== What the task asks ==
Write each line of the material exactly as given, from the top through the line that contains "(squareM) at (735,448)", and omit all pictures.
........
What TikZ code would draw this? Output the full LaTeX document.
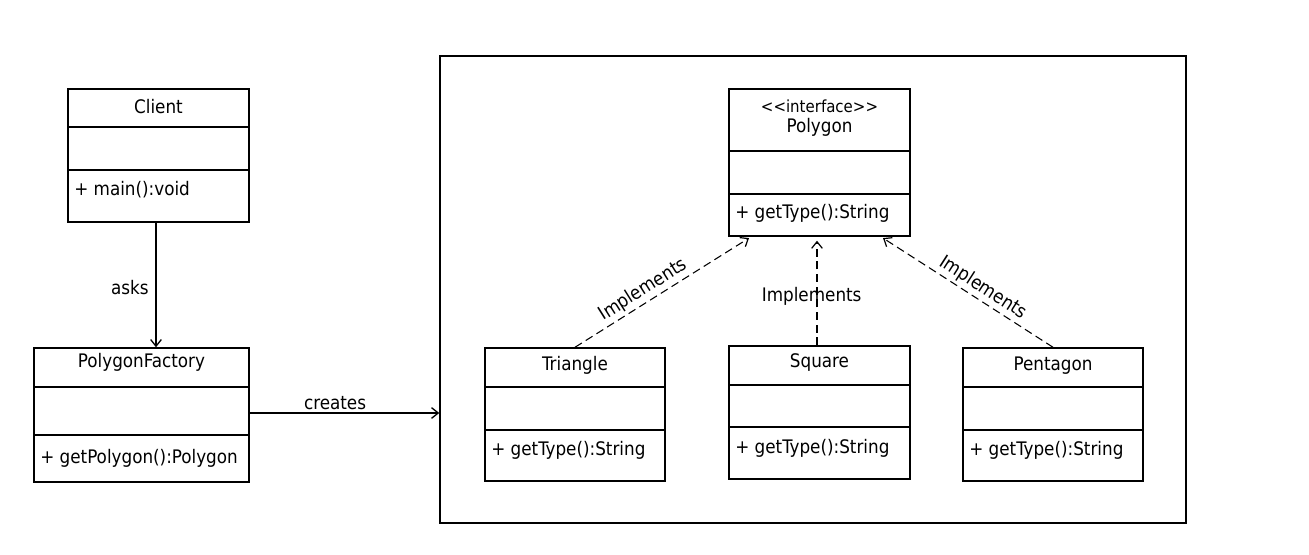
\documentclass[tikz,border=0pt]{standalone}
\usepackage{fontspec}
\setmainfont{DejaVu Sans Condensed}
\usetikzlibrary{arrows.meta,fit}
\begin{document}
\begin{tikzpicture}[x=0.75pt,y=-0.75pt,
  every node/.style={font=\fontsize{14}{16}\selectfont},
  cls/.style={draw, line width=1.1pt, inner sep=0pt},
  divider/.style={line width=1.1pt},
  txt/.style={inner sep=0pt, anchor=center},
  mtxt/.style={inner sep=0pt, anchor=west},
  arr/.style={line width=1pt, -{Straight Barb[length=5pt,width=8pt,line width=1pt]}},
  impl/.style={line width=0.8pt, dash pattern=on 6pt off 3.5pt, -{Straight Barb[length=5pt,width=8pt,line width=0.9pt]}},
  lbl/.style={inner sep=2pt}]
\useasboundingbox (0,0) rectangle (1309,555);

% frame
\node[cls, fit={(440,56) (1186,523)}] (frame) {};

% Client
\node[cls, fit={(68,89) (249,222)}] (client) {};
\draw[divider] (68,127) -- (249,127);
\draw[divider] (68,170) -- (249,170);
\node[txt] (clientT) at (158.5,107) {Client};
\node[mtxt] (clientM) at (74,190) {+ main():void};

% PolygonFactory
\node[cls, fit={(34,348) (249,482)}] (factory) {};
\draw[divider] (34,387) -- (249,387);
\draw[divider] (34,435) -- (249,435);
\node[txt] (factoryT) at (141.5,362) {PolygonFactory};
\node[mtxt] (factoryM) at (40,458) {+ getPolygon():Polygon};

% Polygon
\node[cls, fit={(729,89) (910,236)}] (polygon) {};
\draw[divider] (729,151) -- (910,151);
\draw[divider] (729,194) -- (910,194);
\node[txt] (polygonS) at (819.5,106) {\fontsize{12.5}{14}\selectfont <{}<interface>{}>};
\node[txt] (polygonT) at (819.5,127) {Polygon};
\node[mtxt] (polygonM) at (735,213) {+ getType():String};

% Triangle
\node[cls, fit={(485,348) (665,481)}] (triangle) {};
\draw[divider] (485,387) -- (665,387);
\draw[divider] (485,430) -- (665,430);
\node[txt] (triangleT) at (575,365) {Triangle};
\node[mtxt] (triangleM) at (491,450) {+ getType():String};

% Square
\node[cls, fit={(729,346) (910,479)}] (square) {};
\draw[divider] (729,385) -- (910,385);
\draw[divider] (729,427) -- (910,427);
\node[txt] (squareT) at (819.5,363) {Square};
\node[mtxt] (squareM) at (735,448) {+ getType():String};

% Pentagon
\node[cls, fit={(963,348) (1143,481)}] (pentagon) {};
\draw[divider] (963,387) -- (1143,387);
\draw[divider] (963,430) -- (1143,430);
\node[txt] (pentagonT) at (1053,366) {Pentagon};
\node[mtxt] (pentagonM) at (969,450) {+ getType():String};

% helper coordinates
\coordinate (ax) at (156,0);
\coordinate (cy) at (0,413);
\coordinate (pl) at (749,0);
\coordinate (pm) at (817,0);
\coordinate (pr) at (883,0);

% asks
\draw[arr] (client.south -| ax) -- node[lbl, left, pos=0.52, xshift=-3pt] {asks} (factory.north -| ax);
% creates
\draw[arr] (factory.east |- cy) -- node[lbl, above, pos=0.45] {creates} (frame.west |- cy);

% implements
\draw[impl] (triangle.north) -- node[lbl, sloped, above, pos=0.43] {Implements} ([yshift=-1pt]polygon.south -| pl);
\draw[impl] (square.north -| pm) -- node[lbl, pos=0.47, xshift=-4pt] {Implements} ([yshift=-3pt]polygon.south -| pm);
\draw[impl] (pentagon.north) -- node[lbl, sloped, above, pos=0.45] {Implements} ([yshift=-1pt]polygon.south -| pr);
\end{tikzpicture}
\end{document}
........
== Reply ==
What TikZ code would draw this? Output the full LaTeX document.
\documentclass[tikz,border=0pt]{standalone}
\usepackage{fontspec}
\setmainfont{DejaVu Sans Condensed}
\usetikzlibrary{arrows.meta,fit}
\begin{document}
\begin{tikzpicture}[x=0.75pt,y=-0.75pt,
  every node/.style={font=\fontsize{14}{16}\selectfont},
  cls/.style={draw, line width=1.1pt, inner sep=0pt},
  divider/.style={line width=1.1pt},
  txt/.style={inner sep=0pt, anchor=center},
  mtxt/.style={inner sep=0pt, anchor=west},
  arr/.style={line width=1pt, -{Straight Barb[length=5pt,width=8pt,line width=1pt]}},
  impl/.style={line width=0.8pt, dash pattern=on 6pt off 3.5pt, -{Straight Barb[length=5pt,width=8pt,line width=0.9pt]}},
  lbl/.style={inner sep=2pt}]
\useasboundingbox (0,0) rectangle (1309,555);

% frame
\node[cls, fit={(440,56) (1186,523)}] (frame) {};

% Client
\node[cls, fit={(68,89) (249,222)}] (client) {};
\draw[divider] (68,127) -- (249,127);
\draw[divider] (68,170) -- (249,170);
\node[txt] (clientT) at (158.5,107) {Client};
\node[mtxt] (clientM) at (74,190) {+ main():void};

% PolygonFactory
\node[cls, fit={(34,348) (249,482)}] (factory) {};
\draw[divider] (34,387) -- (249,387);
\draw[divider] (34,435) -- (249,435);
\node[txt] (factoryT) at (141.5,362) {PolygonFactory};
\node[mtxt] (factoryM) at (40,458) {+ getPolygon():Polygon};

% Polygon
\node[cls, fit={(729,89) (910,236)}] (polygon) {};
\draw[divider] (729,151) -- (910,151);
\draw[divider] (729,194) -- (910,194);
\node[txt] (polygonS) at (819.5,106) {\fontsize{12.5}{14}\selectfont <{}<interface>{}>};
\node[txt] (polygonT) at (819.5,127) {Polygon};
\node[mtxt] (polygonM) at (735,213) {+ getType():String};

% Triangle
\node[cls, fit={(485,348) (665,481)}] (triangle) {};
\draw[divider] (485,387) -- (665,387);
\draw[divider] (485,430) -- (665,430);
\node[txt] (triangleT) at (575,365) {Triangle};
\node[mtxt] (triangleM) at (491,450) {+ getType():String};

% Square
\node[cls, fit={(729,346) (910,479)}] (square) {};
\draw[divider] (729,385) -- (910,385);
\draw[divider] (729,427) -- (910,427);
\node[txt] (squareT) at (819.5,363) {Square};
\node[mtxt] (squareM) at (735,448) {+ getType():String};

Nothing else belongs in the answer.